Atheist bus ads banned in Halifax
As more and more cities in Canada continue to emulate the now-famed British atheist bus ad campaign, at least one Canadian city has put the brakes on it.
Humanist Canada has been blocked from putting ads on the side of Halifax buses.
In an admirable break from the tactic of simply copying the British campaign, the Halifax campaign was to carry a message that read, "You can be good without God".
"We're a public transit system first, and then we sell advertising," explained Halifax Metro Transit spokesperson Lori Patterson. "So, if anytime we feel there's a message that could be controversial and upsetting to people, we don't necessarily sell the ads."
Charles McVety, who described the ads as "attack ads" must be pleased.
But Halifax's intervention in this affair should have some consequences that McVety shouldn't be altogether pleased with.
As Paul Knoechel quips in the University of Alberta Gateway, these atheist groups have triggered responses from well-funded Church groups that have begun with Church ads, but may in time move up to bus ads of their own, and maybe even billboards.
Naturally, one would have to expect atheist groups to counter this with billboards of their own, and maybe even radio ads, to which the religious groups could counter radio and television ads.

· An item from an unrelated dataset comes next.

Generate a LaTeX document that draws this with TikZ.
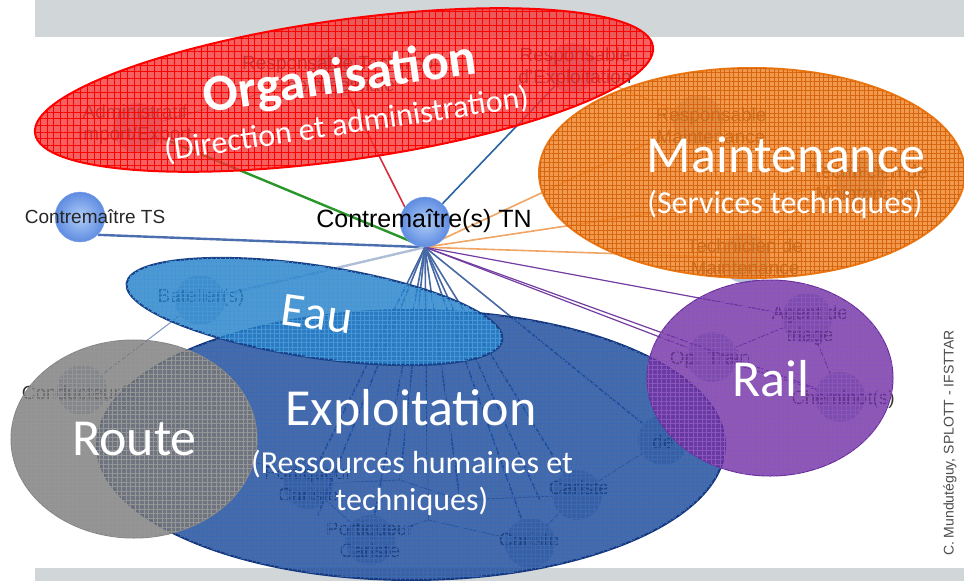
\documentclass[tikz,border=0pt]{standalone}
\usepackage{fontspec}
\setmainfont{Liberation Sans}
\newfontfamily\calibfont{Carlito}
\usetikzlibrary{patterns.meta,backgrounds}

\definecolor{bargray}{RGB}{209,214,217}
\definecolor{nodelight}{RGB}{175,205,248}
\definecolor{nodeblue}{RGB}{95,140,225}
\definecolor{ghostblue}{RGB}{90,120,175}
\definecolor{linkblue}{RGB}{70,105,165}
\definecolor{tsline}{RGB}{75,110,175}
\definecolor{admline}{RGB}{40,150,40}
\definecolor{rtcline}{RGB}{215,45,60}
\definecolor{rexpline}{RGB}{40,100,165}
\definecolor{mntedge}{RGB}{240,165,100}
\definecolor{railedge}{RGB}{115,60,160}
\definecolor{batline}{RGB}{175,190,215}
\definecolor{orgfill}{RGB}{242,58,58}
\definecolor{orgline}{RGB}{255,0,0}
\definecolor{mntfill}{RGB}{238,128,32}
\definecolor{mntline}{RGB}{236,120,20}
\definecolor{mntmesh}{RGB}{215,100,15}
\definecolor{eaufill}{RGB}{35,128,200}
\definecolor{eauline}{RGB}{25,65,135}
\definecolor{eaumesh}{RGB}{70,150,215}
\definecolor{expfill}{RGB}{25,70,148}
\definecolor{expline}{RGB}{20,55,125}
\definecolor{expmesh}{RGB}{60,105,180}
\definecolor{routefill}{RGB}{120,120,120}
\definecolor{routemesh}{RGB}{150,150,150}
\definecolor{railfill}{RGB}{112,48,160}
\definecolor{railline}{RGB}{105,45,155}
\definecolor{railmesh}{RGB}{140,85,190}

\begin{document}
\begin{tikzpicture}[x=1pt,y=-1pt,
    person/.style={circle,minimum size=50pt,inner sep=0pt,draw=nodeblue!80,line width=.4pt,
      shading=radial,inner color=nodelight,outer color=nodeblue},
    ghost/.style={circle,minimum size=50pt,inner sep=0pt,fill=ghostblue,fill opacity=.45},
    tag/.style={font=\fontsize{19}{22}\selectfont,text=black!80,align=center,inner sep=0pt},
    link/.style={line width=1.6pt,draw=linkblue},
    thin link/.style={line width=1pt,draw=linkblue!70},
    zone/.style={line width=2pt,fill opacity=.8},
    mesh/.style n args={3}{postaction={fill opacity=#3,pattern={Hatch[distance=#2,line width=.6pt]},pattern color=#1}},
    bigname/.style={text=white,inner sep=0pt,anchor=base,font=\calibfont\fontsize{52}{56}\selectfont},
    subname/.style={text=white,inner sep=0pt,align=center,font=\calibfont\fontsize{32}{37}\selectfont}]
      \useasboundingbox (0,0) rectangle (964,581);

      % people of the network
      \node[person] (tn) at (425,222) {};
      \node[person] (ts) at (80,217) {};
      \node[ghost] (adm) at (138,128) {};
      \node[ghost] (rtc) at (337,72) {};
      \node[ghost] (rexp) at (572,68) {};
      \node[ghost] (rmnt) at (698,120) {};
      \node[ghost] (tec1) at (860,182) {};
      \node[ghost] (tec2) at (745,258) {};
      \node[ghost] (bat) at (200,300) {};
      \node[ghost] (cond) at (82,390) {};
      \node[ghost] (pc1) at (308,484) {};
      \node[ghost] (pc2) at (370,540) {};
      \node[ghost] (car1) at (577,495) {};
      \node[ghost] (car2) at (530,543) {};
      \node[ghost] (otrain) at (712,357) {};
      \node[ghost] (agent) at (807,318) {};
      \node[ghost] (chem) at (840,397) {};
      \node[ghost] (den) at (663,440) {};
      \coordinate (h1) at (318,515);
      \coordinate (h2) at (400,480);
      \coordinate (h3) at (428,520);
      \coordinate (h4) at (460,500);
      \coordinate (h5) at (540,500);

      \node[tag,text=black,font=\fontsize{25}{28}\selectfont] (tn-t) at (424,221) {Contremaître(s) TN};
      \node[tag,text=black!85] (ts-t) at (95,217) {Contremaître TS};
      \node[tag] (adm-t) at (135,125) {Administratif\\Import/Export};
      \node[tag] (rtc-t) at (341,74) {Responsable Technico-\\commerciale};
      \node[tag] (rexp-t) at (575,68) {Responsable\\d'Exploitation};
      \node[tag] (rmnt-t) at (711,126) {Responsable\\Maintenance};
      \node[tag] (tec1-t) at (870,183) {Technicien de\\Maintenance};
      \node[tag] (tec2-t) at (745,257) {Technicien de\\Maintenance};
      \node[tag] (bat-t) at (201,298) {Batelier(s)};
      \node[tag] (cond-t) at (82,395) {Conducteur(s)};
      \node[tag] (pc1-t) at (308,484) {Portiqueur\\Cariste};
      \node[tag] (pc2-t) at (370,540) {Portiqueur\\Cariste};
      \node[tag] (car1-t) at (579,488) {Cariste};
      \node[tag] (car2-t) at (529,540) {Cariste};
      \node[tag] (otrain-t) at (710,360) {Op. Train};
      \node[tag] (agent-t) at (810,326) {Agent de\\triage};
      \node[tag] (chem-t) at (843,400) {Cheminot(s)};
      \node[tag] (den-t) at (663,442) {de};

      \begin{scope}[on background layer]
        \fill[bargray] (35,0) rectangle (964,37);
        \fill[bargray] (35,568) rectangle (964,581);
        \draw[link,draw=tsline,line width=2.4pt] (tn.south) -- (ts.south east);
        \draw[link,draw=admline,line width=2.4pt] (tn.south) -- (adm);
        \draw[link,draw=rtcline] (tn.south) -- (rtc);
        \draw[link,draw=rexpline] (tn) -- (rexp);
        \foreach \t in {rmnt,tec1,tec2}
          \draw[link,draw=mntedge] (tn.south) -- (\t);
        \foreach \t in {otrain,agent,chem}
          \draw[link,draw=railedge,line width=1.2pt] (tn.south) -- (\t);
        \draw[link,draw=batline,line width=2.4pt] (tn.south) -- (bat);
        \foreach \t in {pc1,h1,pc2,h2,h3,h4,car2,h5,car1,den}
          \draw[link] (tn.south) -- (\t);
        \draw[thin link] (adm) -- (rtc);
        \draw[thin link,draw=mntedge] (rexp) -- (rmnt) -- (tec1) -- (tec2) -- (rmnt);
        \draw[thin link,draw=railedge] (otrain) -- (agent) -- (chem) -- (otrain);
        \draw[thin link] (bat) -- (cond) -- (pc1) -- (pc2) -- (h3) -- (car2) -- (car1) -- (den);
        \draw[thin link] (pc1) -- (h2) -- (h4) -- (car1);
      \end{scope}

      % groups
      \path[zone,draw=orgline,fill=orgfill,mesh={orgline}{6.7pt}{.6},rotate around={8:(344,90)}]
        (344,90) ellipse [x radius=312,y radius=70];
      \path[zone,draw=mntline,fill=mntfill,mesh={mntmesh}{4.5pt}{.25}]
        (752,173) ellipse [x radius=213,y radius=105];
      \path[zone,draw=expline,fill=expfill,mesh={expmesh}{4.5pt}{.3}]
        (411,445) ellipse [x radius=314,y radius=135];
      \path[zone,draw=eauline,fill=eaufill,mesh={eaumesh}{4.5pt}{.3},rotate around={-8.6:(314.5,311.5)}]
        (314.5,311.5) ellipse [x radius=190,y radius=46];
      \path[zone,draw=routefill!90,fill=routefill,line width=1pt,mesh={routemesh}{4.5pt}{.3}]
        (134,439) ellipse [x radius=123,y radius=99];
      \path[zone,draw=railline,fill=railfill,line width=1pt,mesh={railmesh}{4.5pt}{.3}]
        (770,378) ellipse [x radius=123,y radius=98];

      \node[bigname,font=\calibfont\bfseries\fontsize{52}{56}\selectfont,rotate=8] (org-n) at (342,93) {Organisation};
      \node[subname,anchor=base,rotate=8.5] (org-s) at (348,134) {(Direction et administration)};
      \node[bigname] (mnt-n) at (786,172) {Maintenance};
      \node[subname,anchor=base] (mnt-s) at (785,213) {(Services techniques)};
      \node[bigname,font=\calibfont\fontsize{48}{52}\selectfont,rotate=-8] (eau-n) at (315,329) {Eau};
      \node[bigname] (route-n) at (134.5,455) {Route};
      \node[bigname] (exp-n) at (411,425) {Exploitation};
      \node[subname] (exp-s) at (412,483) {(Ressources humaines et\\techniques)};
      \node[bigname] (rail-n) at (770.5,396) {Rail};

      \node[rotate=90,text=black!70,font=\fontsize{14}{16}\selectfont] (credit) at (950,443) {C. Mundutéguy, SPLOTT - IFSTTAR};
    \end{tikzpicture}
\end{document}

As the attempts to trump one another in advertising escalate what eventually emerges is a sort of theist/atheist Cold War.
But with Halifax stepping in and refusing the atheist ads, this Cold War will likely inevitably move into the censorship realm as well. It will only be a matter of time until some Halifax-area atheist busybody will make use of the precedent this sets to insist that religious ads should likewise be banned.
After all, it doesn't take much of a stretch of the imagination to imagine that religious advertising is controversial to atheists.
A poll released over this past summer indicates that up to 25% of Canadians don't believe in any god, Judeo-Christian or otherwise.
If the rationale of the Halifax decision is really not to use public resources to offend people, it should be worth the while to avoid offending 25% of the population.
Not to mention the fact that the message of these ads -- that religion isn't necessary for morality -- shouldn't be considered all that offensive to anyone.
While the argument that religion's provision of an objective sense of morality is philosophically persuasive, the real world applications of this idea are highly dubious. After all, many atheists behave in a manner that is no more or less moral -- by nearly any standard -- than anyone else.
If anything, the idea that religion is necessary for morality could rightly be considered offensive.
One can only wonder if Halifax Metro Transit would have given that message the red light.